Zu bedauern ist, dass der Osten Deutschlands vergleichsweise wenig Berücksichtigung findet. Neben »SINN UND FORM«, dem von der Akademie der Künste Berlin herausgegebenen »Mutterschiff unter den deutschen Literaturzeitschriften«, hätte man auch der 1952 vom Deutschen Schriftstellerverband gegründeten und von Willi Bredel und F. C. Weiskopf herausgegebenen Zeitschrift »neue deutsche literatur« ein Porträt widmen können.

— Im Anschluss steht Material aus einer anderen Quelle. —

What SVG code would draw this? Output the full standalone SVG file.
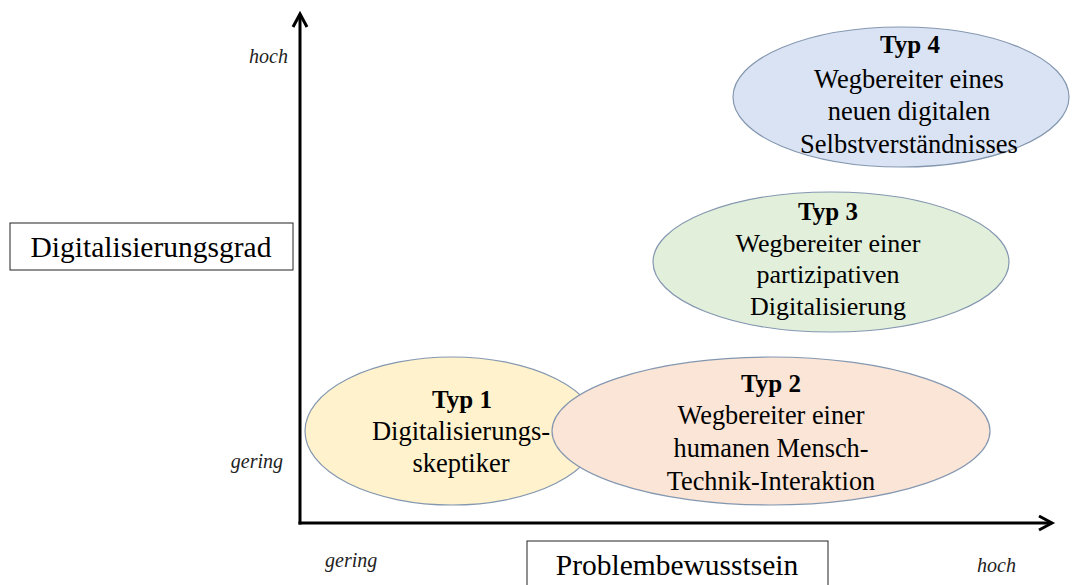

Willi Bredel hatte mit Brecht und Feuchtwanger auch der Redaktion der deutschsprachigen literarischen Exilzeitschrift »Das Wort« angehört, die von 1936 bis 1939 in Moskau erschien und unter deren Mitarbeitern sich Johannes R. Becher, Alfred Döblin, Stefan Heym, Egon Erwin Kisch, Heinrich Mann, Anna Seghers und Arnold Zweig befanden. Sie hätte ebenfalls einen Beitrag verdient. Zu enorm aber scheint die Fülle gewesen zu sein, der sich die beiden Herausgeber gegenübersahen. 250 deutschsprachige Literaturzeitschriften hätten sie bei ihren Recherchen zusammengetragen. Auch seien kaum je zuvor so viele Neugründungen erfolgt. Und für ihre Lektüre gilt, was der MDR-Literaturredakteur Michael Hametner im Gespräch mit Jörn Dege von »Edit«, Juan Guse von »BELLA triste« und Sebastian Kleinschmidt von »SINN UND FORM« feststellt, dass er »in literarische Welten hineingezogen werde, die ganz erstaunlich sind«.

die horen. Zeitschrift für Literatur, Kunst und Kritik. 58. Jahrgang, Ausgabe 250: »Pressköter und Tintenstrolche!« LiteraturZeitSchriften, zusammengestellt von Sascha Feuchert und Jürgen Krätzer. Wallstein Verlag, 320 S., 16,50 €.